Lummis told Fox Business negotiators expect final language around the July 4 recess. Floor path hinges on Thune's schedule, ethics dispute resolution, and Dimon's objections. Polymarket 2026 passage odds fell to 48%.
Senator Cynthia Lummis gave the most public deadline yet for crypto market structure legislation. She told Fox Business on June 24 that negotiators expect final compromise language around the July 4 recess and then plan to “move in July.” The bill cleared the Senate Banking Committee in May on a 15-9 vote. Floor time has not been announced by Majority Leader John Thune. A final Senate package has not been published. The ethics dispute that derailed a key negotiating meeting on June 9 is still unresolved.
The Senate enters a state work period from June 29 to July 10, then another from Aug. 10 through Sept. 11. That leaves a mid-to-late July window of roughly four weeks. Stifel’s chief Washington policy strategist Brian Gardner wrote that CLARITY probably needs to clear the Senate by the end of July. Failure before the August recess would materially deteriorate the bill’s prospects, he said. Galaxy Research put 2026 passage odds at roughly 50-50, treating the August recess as the last realistic legislative gate. Polymarket traders have priced 2026 passage near 48%, down from 74% a month ago.
Lummis has framed the stakes in generational terms. She warned that missing this window would delay meaningful market structure legislation until 2030, after midterms reshape the chamber. That warning doubles as a recruitment pitch to Thune: allocate July floor time or explain to the crypto industry why the bill that passed the House 294-134 in July 2025 died on the Senate calendar.
The June 9 ethics meeting among senators, including Democrats Ruben Gallego of Arizona and Angela Alsobrooks of Maryland, alongside White House Crypto Council Executive Director Patrick Witt, broke down without agreement. Republicans and the White House withdrew a provision that would have authorized state attorneys general to sue the Justice Department over failures to enforce ethics rules tied to President Donald Trump’s crypto business interests. Gallego and Alsobrooks joined all 13 Republicans to advance the bill in committee, both stating their votes reflected conditional support. Floor backing is contingent on resolving issues that have stayed open since May.

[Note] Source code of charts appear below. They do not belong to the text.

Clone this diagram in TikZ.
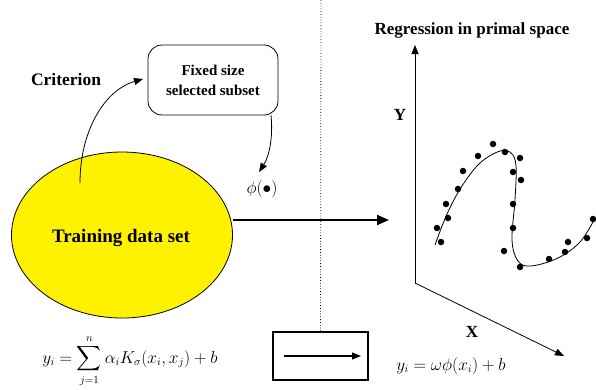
\documentclass[tikz,border=0pt]{standalone}
\usepackage{amsmath}
\usepackage{fontspec}
\setmainfont{Liberation Serif}
\usetikzlibrary{arrows.meta,shapes.geometric}
\begin{document}
\begin{tikzpicture}[x=1pt,y=-1pt,
  arr/.style={line width=1.1pt,-{Triangle[length=9pt,width=7pt]}},
  lbl/.style={font=\bfseries\fontsize{17}{20}\selectfont, inner sep=0pt},
  dot/.style={circle,fill=black,inner sep=0pt,minimum size=6.5pt}]
\useasboundingbox (0,0) rectangle (596,389);
% training set
\node[ellipse,draw,line width=0.8pt,fill=yellow,minimum width=221pt,minimum height=166pt,inner sep=0pt] (ts) at (122,235) {};
\node[lbl,font=\bfseries\fontsize{19}{22}\selectfont] (tst) at (121,238) {Training data set};
% criterion
\node[lbl,font=\bfseries\fontsize{17.5}{20}\selectfont] (crit) at (66,80) {Criterion};
\coordinate (cs) at (80,183);
\node[draw,rounded corners=14pt,line width=0.8pt,minimum width=130pt,minimum height=70pt,align=center,font=\bfseries\fontsize{15}{20}\selectfont] (box) at (213,80) {Fixed size\\selected subset};
\coordinate (ce) at (143,79);
\draw[arr,line width=0.8pt] (cs) .. controls (80,130) and (105,90) .. (ce);
\coordinate (bs) at (271,115);
\coordinate (be) at (259,172);
\draw[arr,line width=0.8pt] (bs) .. controls (273,135) and (270,155) .. (be);
\node[inner sep=0pt,font=\fontsize{17}{20}\selectfont] (phi) at (262,189) {$\phi(\bullet)$};
% dotted line
\coordinate (dt) at (321,0);
\node[draw,line width=1.2pt,minimum width=95pt,minimum height=48pt,inner sep=0pt] (sb) at (320.5,356) {};
\draw[dotted,line width=0.8pt] (dt) -- (sb.north);
\coordinate (sa) at (284,356);
\coordinate (sae) at (361,356);
\draw[arr] (sa) -- (sae);
% main arrow
\coordinate (ma) at (389,220);
\draw[line width=2pt,-{Triangle[length=12pt,width=10pt]}] (ts.east |- 0,220) -- (ma);
% axes
\coordinate (o) at (415,283);
\coordinate (ytip) at (415,45);
\coordinate (xtip) at (564,356);
\draw[arr,line width=0.8pt] (o) -- (ytip);
\draw[arr,line width=0.8pt] (o) -- (xtip);
\node[lbl] (ylab) at (400,115) {Y};
\node[lbl] (xlab) at (472,332) {X};
\node[lbl] (title) at (472,30) {Regression in primal space};
% curve
\draw[line width=0.8pt] plot[smooth,tension=0.6] coordinates {(435,245) (447,214) (462,186) (480,163) (500,151) (511,153) (516,166) (515,200) (512,240) (518,261) (531,266) (558,258) (580,242) (594,220)};
\foreach \p [count=\i] in {(493,144),(478,156),(505,152),(520,158),(463,171),(513,172),(521,180),(458,189),(446,204),(513,204),(448,218),(513,228),(437,228),(441,242),(504,251),(520,267),(549,259),(565,252),(568,242),(587,238),(593,219)}
  \node[dot] (d\i) at \p {};
% formulas
\node[inner sep=0pt,font=\fontsize{16}{19}\selectfont] (f1) at (130,361) {$\displaystyle y_i=\sum_{j=1}^{n}\alpha_i K_\sigma(x_i,x_j)+b$};
\node[inner sep=0pt,font=\fontsize{16}{19}\selectfont] (f2) at (451,366) {$y_i=\omega\phi(x_i)+b$};
\end{tikzpicture}
\end{document}
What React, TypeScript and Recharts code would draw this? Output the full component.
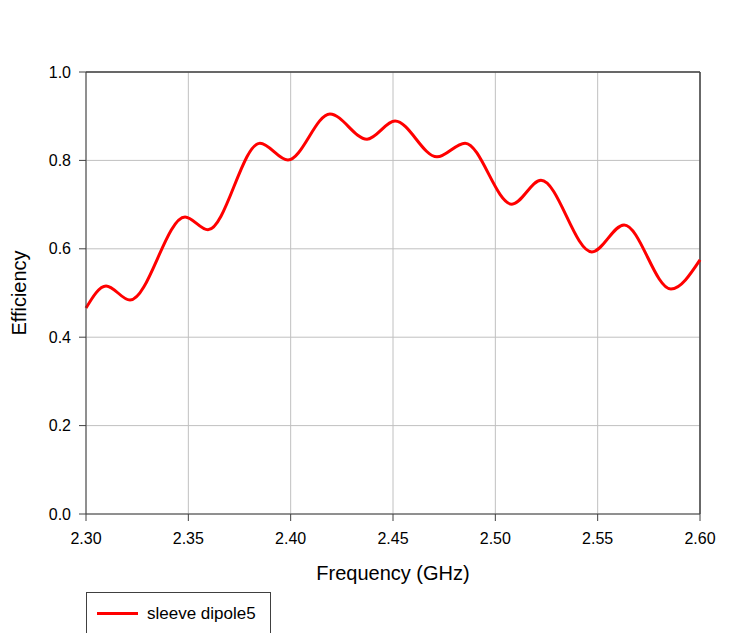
import React from 'react';
import {
  LineChart,
  Line,
  XAxis,
  YAxis,
  CartesianGrid,
  Legend,
  ReferenceLine,
} from 'recharts';

// frequency (GHz) and efficiency at the turning points
const freqs = [
  2.3, 2.3098, 2.3215, 2.3484, 2.3596, 2.385, 2.3987, 2.4192, 2.4373, 2.451,
  2.4715, 2.4852, 2.5081, 2.5223, 2.5472, 2.5629, 2.5858, 2.6,
];
const efficiency = [
  0.466, 0.516, 0.484, 0.672, 0.643, 0.839, 0.801, 0.905, 0.848, 0.889, 0.808,
  0.839, 0.701, 0.755, 0.593, 0.654, 0.509, 0.575,
];
const xTicks = [2.3, 2.35, 2.4, 2.45, 2.5, 2.55, 2.6];
const yTicks = [0, 0.2, 0.4, 0.6, 0.8, 1.0];
const seriesName = 'sleeve dipole5';

const data = freqs.map((f, i) => ({ freq: f, eff: efficiency[i] }));

const FONT = '"Liberation Sans", Arial, sans-serif';
const tickStyle = { fontSize: 16, fill: '#000', fontFamily: FONT };

function LegendBox() {
  return (
    <div
      style={{
        border: '1px solid #404040',
        width: 185,
        height: 50,
        boxSizing: 'border-box',
        position: 'relative',
        fontFamily: FONT,
        fontSize: 17,
        lineHeight: 'normal',
        background: '#fff',
      }}
    >
      <div
        style={{
          position: 'absolute',
          left: 10,
          top: 19,
          width: 41,
          height: 3,
          background: '#ff0000',
        }}
      />
      <span style={{ position: 'absolute', left: 60, top: 11, color: '#000', whiteSpace: 'nowrap' }}>
        {seriesName}
      </span>
    </div>
  );
}

export default function App() {
  return (
    <div
      style={{
        position: 'absolute',
        left: 0,
        top: 0,
        width: 752,
        height: 633,
        background: '#fff',
        overflow: 'hidden',
      }}
    >
      <LineChart
        width={752}
        height={633}
        data={data}
        margin={{ top: 72, right: 52, bottom: 0, left: 0 }}
      >
        <CartesianGrid stroke="#c0c0c0" strokeWidth={1} />
        <XAxis
          dataKey="freq"
          type="number"
          domain={[2.3, 2.6]}
          ticks={xTicks}
          tickFormatter={(v: number) => v.toFixed(2)}
          tick={tickStyle}
          tickSize={7}
          tickMargin={12}
          stroke="#404040"
          height={119}
          label={{
            value: 'Frequency (GHz)',
            position: 'insideTop',
            offset: 52,
            style: { fontSize: 20, fill: '#000', fontFamily: FONT },
          }}
        />
        <YAxis
          type="number"
          domain={[0, 1]}
          ticks={yTicks}
          tickFormatter={(v: number) => v.toFixed(1)}
          tick={tickStyle}
          tickSize={7}
          tickMargin={8}
          stroke="#404040"
          width={86}
          label={{
            value: 'Efficiency',
            angle: -90,
            position: 'insideLeft',
            offset: 19,
            style: { fontSize: 20, fill: '#000', fontFamily: FONT, textAnchor: 'middle' },
          }}
        />
        <ReferenceLine y={1} stroke="#404040" strokeWidth={1.5} />
        <ReferenceLine x={2.6} stroke="#404040" strokeWidth={1.5} />
        <Line
          type="monotone"
          dataKey="eff"
          name={seriesName}
          stroke="#ff0000"
          strokeWidth={3}
          dot={false}
          isAnimationActive={false}
        />
        <Legend
          layout="vertical"
          align="center"
          verticalAlign="middle"
          content={() => <LegendBox />}
          wrapperStyle={{ position: 'absolute', left: 86, top: 592, width: 185 }}
        />
      </LineChart>
    </div>
  );
}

Democrats have also raised AML provisions and the question of whether crypto companies should face bank-equivalent capital and consumer protection obligations if they offer deposit-like products. Lummis disclosed that the bill carries $150 million in dedicated funding to combat illicit crypto activity, a provision designed to answer the AML objection directly.
JPMorgan CEO Jamie Dimon argued in a Fox Business interview that CLARITY could allow crypto companies to offer rewards resembling interest-bearing deposits without bank-equivalent regulation. He said the bill inadequately addressed AML and Bank Secrecy Act requirements. Lummis rejected both claims on the same network. She said Dimon is “mistaken” and should read the bill over the July 4 recess. She pointed to revised Section 301, which allows rewards programs but bars benefits tied directly to account balances in a way that replicates traditional bank interest. Banking sector opposition gives wavering Democrats a respectable reason to hold back. Lummis is answering JPMorgan’s specific objections before senators go home, making it harder for a Democrat to cite Dimon as grounds for withholding a floor vote.
The Blockchain Association released a letter signed by 160 former national security, intelligence, and law enforcement professionals, urging Thune and Senate Democratic Leader Chuck Schumer to advance the bill. That adds a national-security frame aimed at the same audience, shrinking the political space for opposition before the recess window closes.
If Thune schedules July floor time and the ethics language finds a formulation that keeps Gallego and Alsobrooks on board, CLARITY moves to a cloture vote that tests whether five more Democrats are genuinely in range. A clean floor path through July would require Agriculture Committee reconciliation and House action on any Senate changes before a presidential signature. Exchanges, token issuers, and asset managers awaiting SEC/CFTC jurisdictional clarity would receive a defined regulatory path by year-end.
If the ethics provision stays unresolved, Thune withholds floor time, or Democratic caveats harden through July, the bill slides into September with a fall calendar running toward November midterms. Legislation becomes harder to schedule as elections approach. The coalition that produced a 294-134 House vote and a 15-9 Senate committee vote would face a reconstituted Congress of unknown composition in 2027.
Lummis said “moving in July” on national television because the political cost of inaction lands hardest on Thune, on Democrats, and on the banking lobby simultaneously.